The SPOT Apps Stats Service consists of three main components:
- Data Ingestion Service: Fetches access logs from Elasticsearch and stages them for processing
- Data Processing Service: Processes staged logs and loads them into a PostgreSQL database
- Web Application: Provides a user interface for querying the statistics
The application follows a modern, scalable architecture:
- Frontend: React with Tailwind CSS and shadcn/ui components
- Backend: FastAPI (Python)
- Database: PostgreSQL
- Data Processing: Python-based ETL pipeline
- Configuration: YAML-based resource configuration
This is how the architecture look like:
- Python >= 3.7
- Node.js >= 16
- PostgreSQL >= 16
- Access to Elasticsearch instance containing SPOT apps logs
- Create a PostgreSQL database
- Run the database initialization script:
psql -d your_database_name -f app-stat-db-creation.sql
Create a .env
file in the project root with the following variables:
DB_NAME=your_database_name
DB_USER=your_database_user
DB_PASSWORD=your_database_password
DB_HOST=localhost
ES_HOST=your_elasticsearch_host
ES_USER=your_elasticsearch_user
ES_PASSWORD=your_elasticsearch_password
STAGING_AREA_PATH=./staging
STAGING_AREA_PATH
is where the logs downloaded from the elastic search will be stored.
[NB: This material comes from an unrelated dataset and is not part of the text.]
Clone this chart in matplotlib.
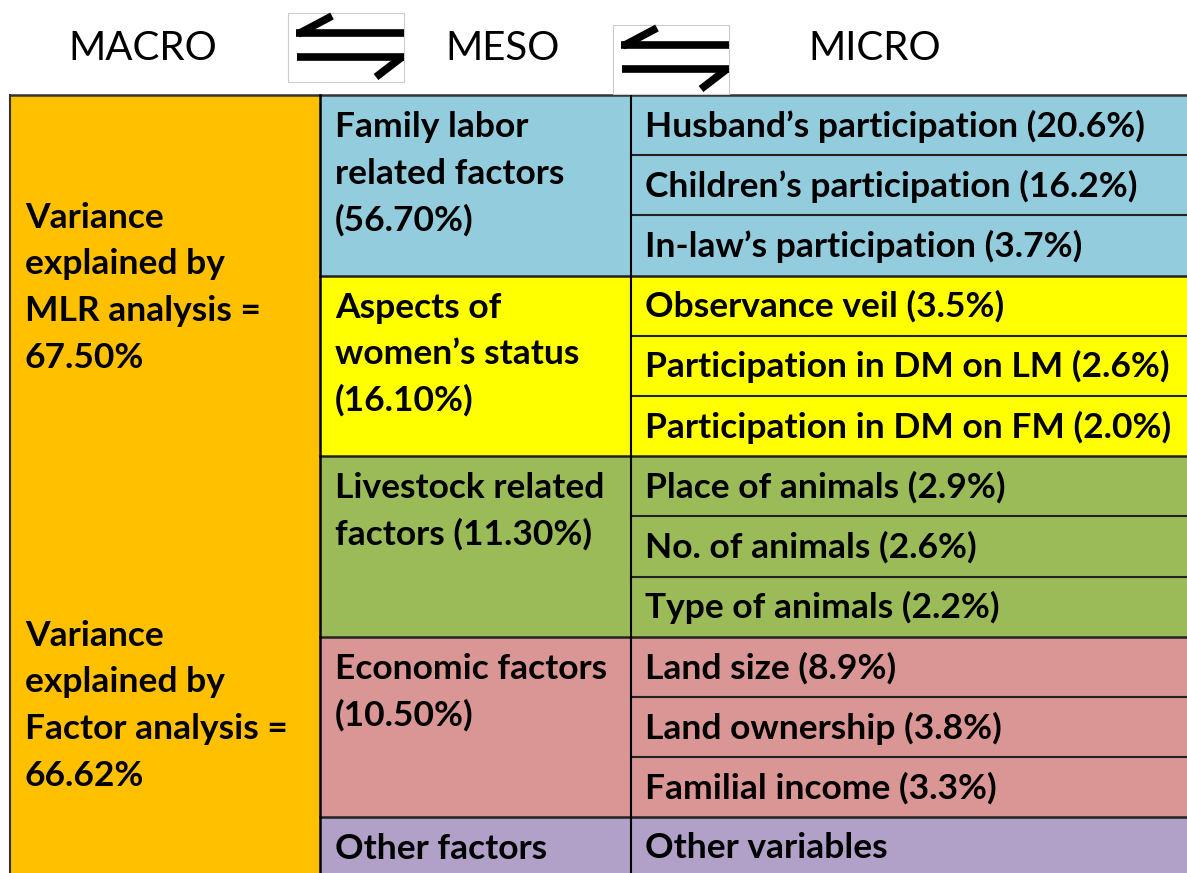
import matplotlib.pyplot as plt
from matplotlib.patches import Rectangle

# levels in the header
levels = ["MACRO", "MESO", "MICRO"]
level_x = [143, 503, 875]

# macro column text (two blocks)
macro_blocks = [["Variance", "explained by", "MLR analysis =", "67.50%"],
                ["Variance", "explained by", "Factor analysis =", "66.62%"]]
macro_y = [218, 636]

# meso groups: label lines, number of micro rows, colour
meso_labels = [["Family labor", "related factors", "(56.70%)"],
               ["Aspects of", "women\u2019s status", "(16.10%)"],
               ["Livestock related", "factors (11.30%)"],
               ["Economic factors", "(10.50%)"],
               ["Other factors"]]
meso_rows = [3, 3, 3, 3, 1]
meso_colors = ["#93CDDD", "#FFFF00", "#9BBB59", "#D99694", "#B1A0C7"]

micro_labels = ["Husband\u2019s participation (20.6%)",
                "Children\u2019s participation (16.2%)",
                "In-law\u2019s participation (3.7%)",
                "Observance veil (3.5%)",
                "Participation in DM on LM (2.6%)",
                "Participation in DM on FM (2.0%)",
                "Place of animals (2.9%)",
                "No. of animals (2.6%)",
                "Type of animals (2.2%)",
                "Land size (8.9%)",
                "Land ownership (3.8%)",
                "Familial income (3.3%)",
                "Other variables"]

macro_color = "#FFC000"

fig = plt.figure(figsize=(11.87, 8.73), dpi=100)
ax = fig.add_axes([0, 0, 1, 1])
ax.set_xlim(0, 1187)
ax.set_ylim(873, 0)
ax.axis("off")

font = ["Lato", "DejaVu Sans"]
top = 95
row_h = 60.2
x0, x1, x2, x3 = 10, 320, 631, 1190
fs = 25.5
lh = 46.5

# header
for name, x in zip(levels, level_x):
    ax.text(x, 49, name, ha="center", va="center", fontsize=29, family=font)

# arrow icons
for bx, by in [(288, 13), (613, 25)]:
    ax.add_patch(Rectangle((bx, by), 116, 69, facecolor="white",
                           edgecolor="#cccccc", lw=0.8, zorder=3))
    kw = dict(color="black", lw=5.5, solid_capstyle="butt", zorder=4)
    ax.plot([bx + 8, bx + 116], [by + 20, by + 20], **kw)
    ax.plot([bx + 10, bx + 44], [by + 21, by + 3], **kw)
    ax.plot([bx + 9, bx + 116], [by + 44, by + 44], **kw)
    ax.plot([bx + 114, bx + 88], [by + 44, by + 64], **kw)

# macro column
ax.add_patch(Rectangle((x0, top), x1 - x0, 873 - top, facecolor=macro_color,
                       edgecolor="none"))
for lines, y in zip(macro_blocks, macro_y):
    for i, t in enumerate(lines):
        ax.text(25, y + i * lh, t, va="center", fontsize=fs,
                fontweight="bold", family=font)

# meso and micro
r = 0
for labels, n, col in zip(meso_labels, meso_rows, meso_colors):
    y = top + r * row_h
    ax.add_patch(Rectangle((x1, y), x3 - x1, n * row_h, facecolor=col,
                           edgecolor="none"))
    for i, t in enumerate(labels):
        ax.text(335, y + 32 + i * lh, t, va="center", fontsize=fs,
                fontweight="bold", family=font)
    for k in range(n):
        yy = y + k * row_h
        ax.text(645, yy + 31, micro_labels[r + k], va="center", fontsize=fs,
                fontweight="bold", family=font)
        if k > 0:
            ax.plot([x2, x3], [yy, yy], color="#222222", lw=1.5)
    if r > 0:
        ax.plot([x1, x3], [y, y], color="#222222", lw=1.8)
    r += n

# borders
ax.plot([x0, x3], [top, top], color="#333333", lw=1.8)
ax.plot([x0, x0], [top, 873], color="#333333", lw=1.5)
ax.plot([x1, x1], [top, 873], color="black", lw=1.8)
ax.plot([x2, x2], [top, 873], color="black", lw=1.5)

fig.savefig("out.png", dpi=100)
- Create and activate a virtual environment:
python -m venv venv
source venv/bin/activate
- Install dependencies:
pip install -r requirements.txt
cd dataload
python fetch-data-from-api.py {no_of_days_param}
You can pass an optional no_of_days_param
to the script. If nothing is provided the value will be 1 day i.e. 24 Hours
cd dataload
python load-data.py
- Navigate to the backend directory:
cd backend
- Start the FastAPI server:
python run.py
The API will be available at http://localhost:8000
- Navigate to the frontend directory:
cd frontend
- Install dependencies:
npm install
If you run into some dependency issues then you can try running:
npm install --legacy-peer-deps
- Start the development server:
npm run dev
The web interface will be available at http://localhost:3000
This how the frontend looks like:
To fetch new data from Elasticsearch:
python fetch-data-from-api.py
To process staged data and load it into the database:
python load-data.py
Create a config.yaml
file to specify the resources and endpoints to track:
resources:
- name: GWAS
endpoints:
- "www.ebi.ac.uk/gwas/*"
- name: OLS
endpoints:
- "www.ebi.ac.uk/ols4/*"
In this the pattern of the URL you would need to specify the depth of the url paths you want to fetch the data till.